PAGE_ID = os.environ["STATUSPAGE_PAGE_ID"]
HEADERS = {
"Authorization": f"OAuth {os.environ['STATUSPAGE_API_KEY']}",
"Content-Type": "application/json",
}
COMPONENT_MAP = {
"payment-service": "comp-payment-id",
"order-service": "comp-orders-id",
"api-gateway": "comp-gateway-id",
}
active_incidents = {}
@app.route("/webhook", methods=["POST"])
def handle_alert():
data = request.json
for alert in data.get("alerts", []):
service = alert["labels"].get("service", "unknown")
status = alert["status"]
component_id = COMPONENT_MAP.get(service)
if status == "firing" and service not in active_incidents:
# Create incident on status page
resp = requests.post(
f"{STATUSPAGE_API}/pages/{PAGE_ID}/incidents",
headers=HEADERS,
json={
"incident": {
"name": f"Degraded performance on {service}",
"status": "investigating",
"impact_override": "major" if alert["labels"].get("severity") == "critical" else "minor",
"body": f"We are investigating an issue affecting {service}. Our team has been automatically notified.",
"component_ids": [component_id] if component_id else [],
"components": {component_id: "major_outage"} if component_id else {},
}
},
)
active_incidents[service] = resp.json()["id"]

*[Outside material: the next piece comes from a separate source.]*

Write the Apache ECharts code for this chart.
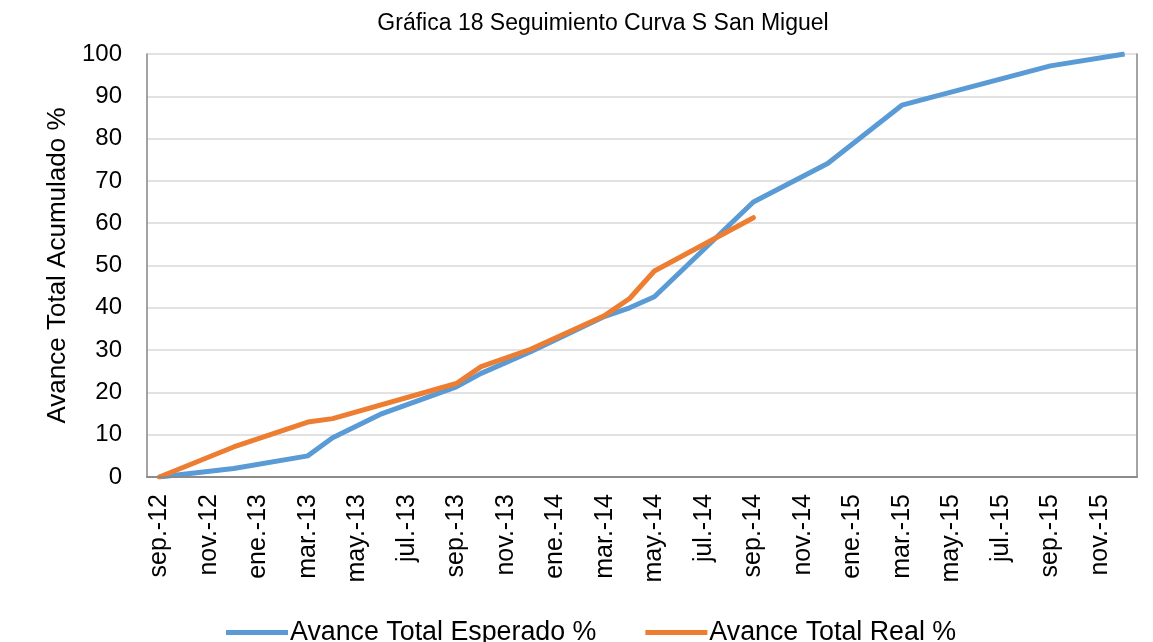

elif status == "resolved" and service in active_incidents:
# Resolve the incident
incident_id = active_incidents.pop(service)
requests.patch(
f"{STATUSPAGE_API}/pages/{PAGE_ID}/incidents/{incident_id}",
headers=HEADERS,
json={
"incident": {
"status": "resolved",
"body": f"The issue with {service} has been resolved. Service is operating normally.",
"components": {component_id: "operational"} if component_id else {},
}
},
)
return {"status": "ok"}, 200
This bridge service runs inside the cluster. When Alertmanager sends a webhook for a firing critical alert, it creates a Statuspage incident. When Alertmanager sends the resolved webhook, it closes the incident and restores the component to operational.
6. Test the Full Pipeline
Nina tests the pipeline end-to-end by sending a test alert to Alertmanager.
# Send a test alert through the pipeline
curl -X POST http://alertmanager:9093/api/v2/alerts \
-H "Content-Type: application/json" \
-d '[{
"labels": {
"alertname": "ServiceDown",
"severity": "critical",
"service": "payment-service",
"team": "platform"
},
"annotations": {
"summary": "payment-service is down",
"description": "Test alert to verify incident pipeline."
}
}]'
Within seconds: PagerDuty pages the on-call engineer, Opsgenie creates an alert for the team, and the public status page shows "Investigating" for the Payment API component.
The Result
The next time the payment service has an outage at 2 AM, the on-call engineer gets a phone call within 30 seconds. The status page updates automatically, so customers see "We are investigating an issue affecting payments" instead of wondering whether the service is down. When the engineer resolves the issue, the status page clears automatically. Support ticket volume during incidents drops by 70% because customers can self-serve the status page. The entire pipeline from detection to customer communication takes under a minute with no manual intervention.